Hipótesis aventuradas

La protección de la maternidad es un deber de todo gobierno de este mundo civilizado al que nos enorgullecemos de pertenecer. Su estímulo también puede serlo siempre que no implique una intromisión en la vida privada de la mujer o la pareja. La presunción, expresada por el ministro de Justicia, de que el aborto es producto de una "violencia estructural" que opera sobre la mujer cuando ésta busca trabajo o cuando desea conservarlo ya entra en el terreno de las hipótesis aventuradas y no puede servir de base para la modificación razonada de una ley.

En primer lugar, no toma en consideración las múltiples presiones que el entorno, sobre todo familiar, pero también social y religioso, ejerce sobre los matrimonios para que tengan descendencia, sin que por ello se hable de "violencia estructural". La obediencia a estas presiones ha dejado un tendal de matrimonios rotos con hijos desdichados. Breve paréntesis personal: es lo que habría sucedido en nuestro caso si no hubiéramos hecho prevalecer nuestra falta de vocación parental. Gracias a nuestra obstinación, ahora cumplimos 57 años de estabilidad matrimonial, sin hijos y sin más contratiempos que los previsibles en toda relación humana.

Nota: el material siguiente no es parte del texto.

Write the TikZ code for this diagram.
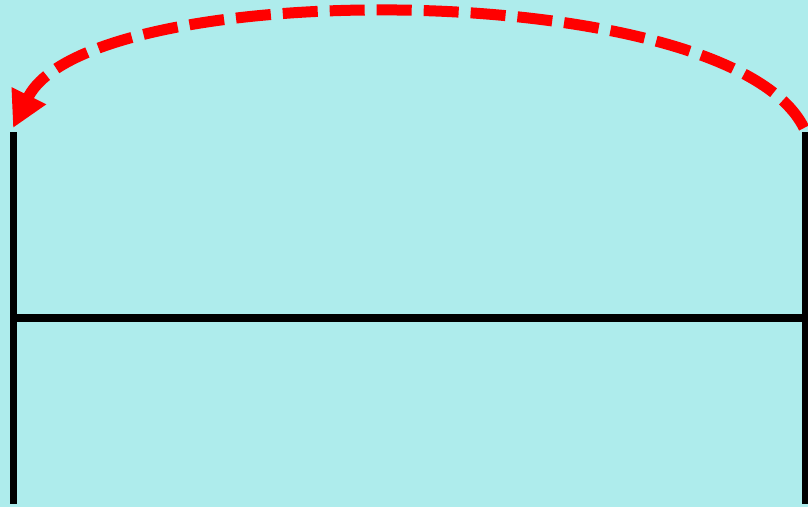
\documentclass[tikz,border=0pt]{standalone}
\usetikzlibrary{arrows.meta}
\definecolor{paleaqua}{HTML}{AEECEC}
\definecolor{loopred}{HTML}{FF0000}

\begin{document}
\begin{tikzpicture}[
      x=1pt, y=-1pt,
      post/.style={draw=black, line width=7pt},
      jump/.style={draw=loopred, line width=11pt, dash pattern=on 35pt off 12pt,
        -{Triangle[length=36pt, width=36pt]}}
    ]
    \fill[paleaqua] (0,0) rectangle (808,507);
    \useasboundingbox (0,0) rectangle (808,507);
    % posts and crossbar
    \coordinate (lt) at (13,132);
    \coordinate (lb) at (13,504);
    \coordinate (rt) at (805,132);
    \coordinate (rb) at (805,504);
    \coordinate (lm) at (13,318);
    \coordinate (rm) at (805,318);
    \draw[post] (lt) -- (lb);
    \draw[post] (rt) -- (rb);
    \draw[post, line width=8pt] (lm) -- (rm);
    % dashed return arrow over the top
    \coordinate (from) at (804,128);
    \coordinate (to) at (13,128);
    \draw[jump] (from) .. controls (729,-24) and (88,-24) .. (to);
  \end{tikzpicture}
\end{document}
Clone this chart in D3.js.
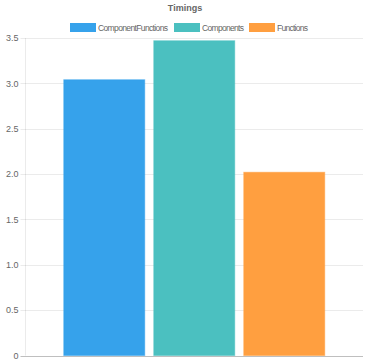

En segundo lugar, el ministro da por supuesto que toda mujer desea tener hijos, y que si se priva de ellos, ya sea mediante el uso de anticonceptivos o de un aborto, es porque está sometida a la "violencia estructural". O quizá porque es una desnaturalizada. Falso. En su documentado estudio ¿Existe el amor maternal? (Paidós-Pomaire, 1981), Elisabeth Badinter llega a la siguiente conclusión:

Al recorrer la historia de las actitudes maternales, nace la convicción de que el instinto maternal es un mito. No hemos encontrado ninguna conducta universal y necesaria de la madre. Por el contrario, hemos comprobado el carácter sumamente variable de sus sentimientos, de acuerdo con su cultura, sus ambiciones, sus frustraciones. Cómo no llegar a partir de allí a la conclusión de que el amor maternal es sólo un sentimiento, y como tal esencialmente contingente, aunque sea una conclusión cruel. Este sentimiento puede existir o no existir; puede darse y desaparecer. Poner en evidencia su fuerza o su fragilidad. Privilegiar a un hijo o darse a todos (...) El amor maternal no puede darse por supuesto.

Creo que con esto basta para hacer un balance racional de la cuestión en las condiciones que sostiene Popper: con diálogo, respeto mutuo y valoración de los datos objetivos.